Fed up Time Warner customers in Wisconsin have decided to take their complaints to court. Meanwhile, it was announced that the two feuding companies will resume talks to end the imposed blackout.
Entertainment Weekly reports that Time Warner Cable customers in Milwaukee, Wis. filed a class-action law suit against Time Warner Cable on Thursday, Aug. 8 due to dropping local station WTMJ-TV from available programming, along with CBS and its subsidiary stations. WTMJ-TV is a Milwaukee-based station that is owned by the Journal Broadcast Group, and is also an affiliate station of NBC.
Time Warner removed the local station from their lineup on July 25 due to a contract dispute, similar to the dispute with CBS that prompted a blackout of the station in many major U.S. cities.
According to official court documents, the three plaintiffs-- Paul Scoptur, Steven Delonge and Stephen Raymonds-- are seeking class action status on behalf of Wisconsin Time Warner subscribers. They assert that blacking out WTMJ-TV is a breach of contract between the cable provider and customers. The court documents state that the plaintiffs are seeking "a credit for one day of video programming for each day that the service interruption has lasted more than 4 hours," referring to a state statute.
WTMJ-TV is one of six Journal Broadcast Group stations in Wisconsin, California and Nebraska to be blocked by Time Warner over contract disputes.
Jim Prather, executive vice president of Journal Broadcast Group, made a public statement concerning the suit. "We are seeking fair market compensation for our signals in those markets," Prather said. "This is the first time in Journal Broadcast Group history we've ever come off a cable or satellite provider."
The class action suit is the first law suit filed by disgruntled customers after Time Warner blacked out CBS stations in New York, Dallas, Los Angeles, Boston and other major cities on Aug 2. over a failure to come to an agreement over the renegotiation of a carriage contract. CBS demands higher fees for their services provided via Time Warner, with Time Warner refusing to hike prices for subscribers over fear of customer defection. In effect, Time Warner blacked out CBS and Showtime in many major cities, provoking the ire of customers who cannot get access to their favorite shows. In retaliation, CBS blacked out their online programming as well, a service that Time Warner told customers to utilize in lieu of watching the shows on television.
After a failure to reenter negotiations for nearly a week, it was announced at a New York City hearing on Thursday that Time Warner and CBS will be resuming talks to end the dispute.

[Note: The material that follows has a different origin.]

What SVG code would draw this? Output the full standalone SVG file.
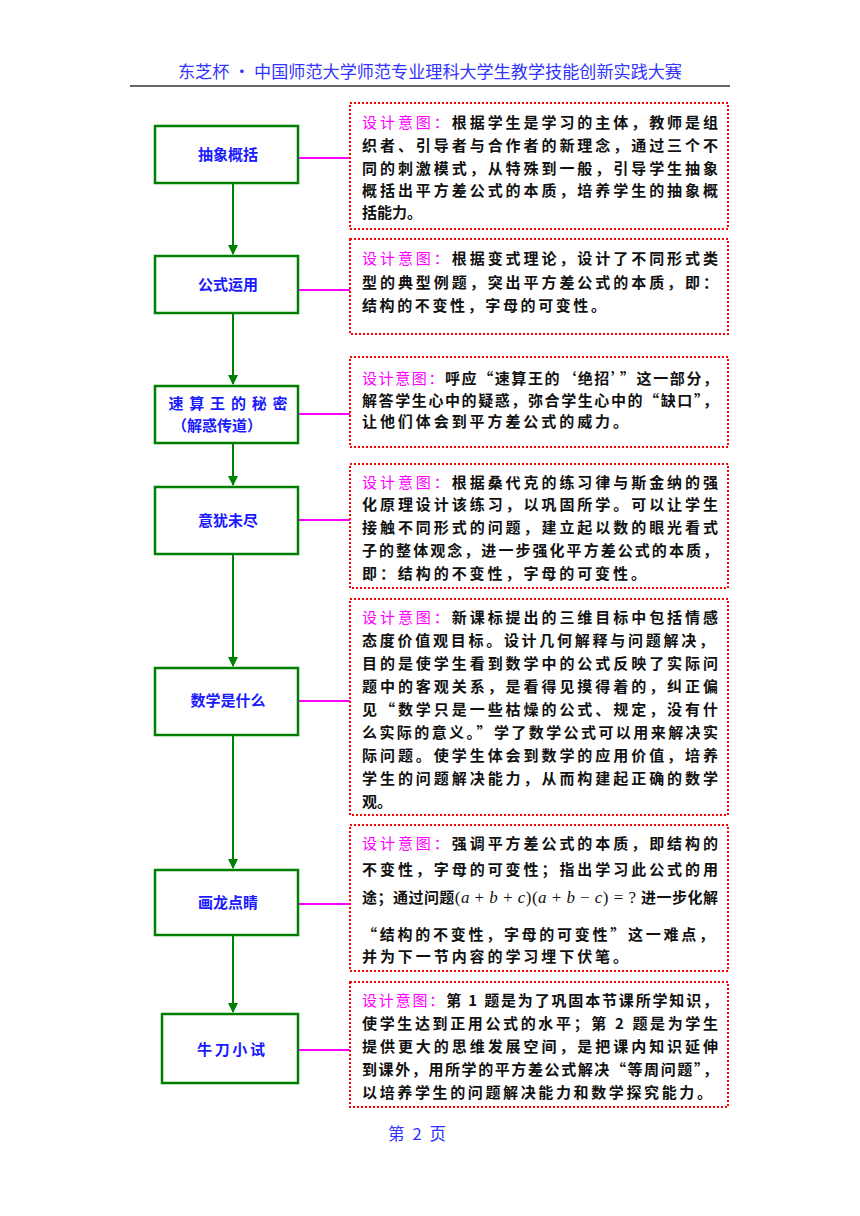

According to CNBC, Rory Whelan, the regional vice president of government relations for Time Warner, said in a testimony at the hearing that CBS has "coercive bundling practices" and that CBS' blocking of internet content for subscribers is "beyond the pale."
CBS Executive Vice President Martin Franks said that Time Warner wants to extend the same contractual conditions from 2008. He attested that Time Warner is asking CBS to supply some online content for free, which many online providers, such as Netflix, pay "millions of dollars to distribute."
"Perhaps their real aim here is to use those outdated terms to hamstring our ability to do business with Netflix, Amazon, Hulu Plus and other new entrants that pose a new competitive threat to their former, cozy, unchallenged monopoly status," Franks said.
Earlier this week, Glenn Britt, chief executive of Time Warner, wrote a proposal to CBS CEO Leslie Moonves. The proposal included the option to sell CBS as a single channel instead of in a package, an option that Moonves promptly dismissed. CBS also refused a deal offered by Time Warner to carry its signal temporarily until the companies can come to an agreement. CBS refused the offer.
Aereo, an online television venture, said on Thursday that it was expanding its service to Dallas, one of the cities that was affected by the CBS blackout. Aereo is considered a controversial venture because it does not pay licensing fees to broadcasters, which would threaten Time Warner's business.
Despite the recent setbacks, the two companies have said that they will make an attempt to renegotiate to bring an end to the blackout.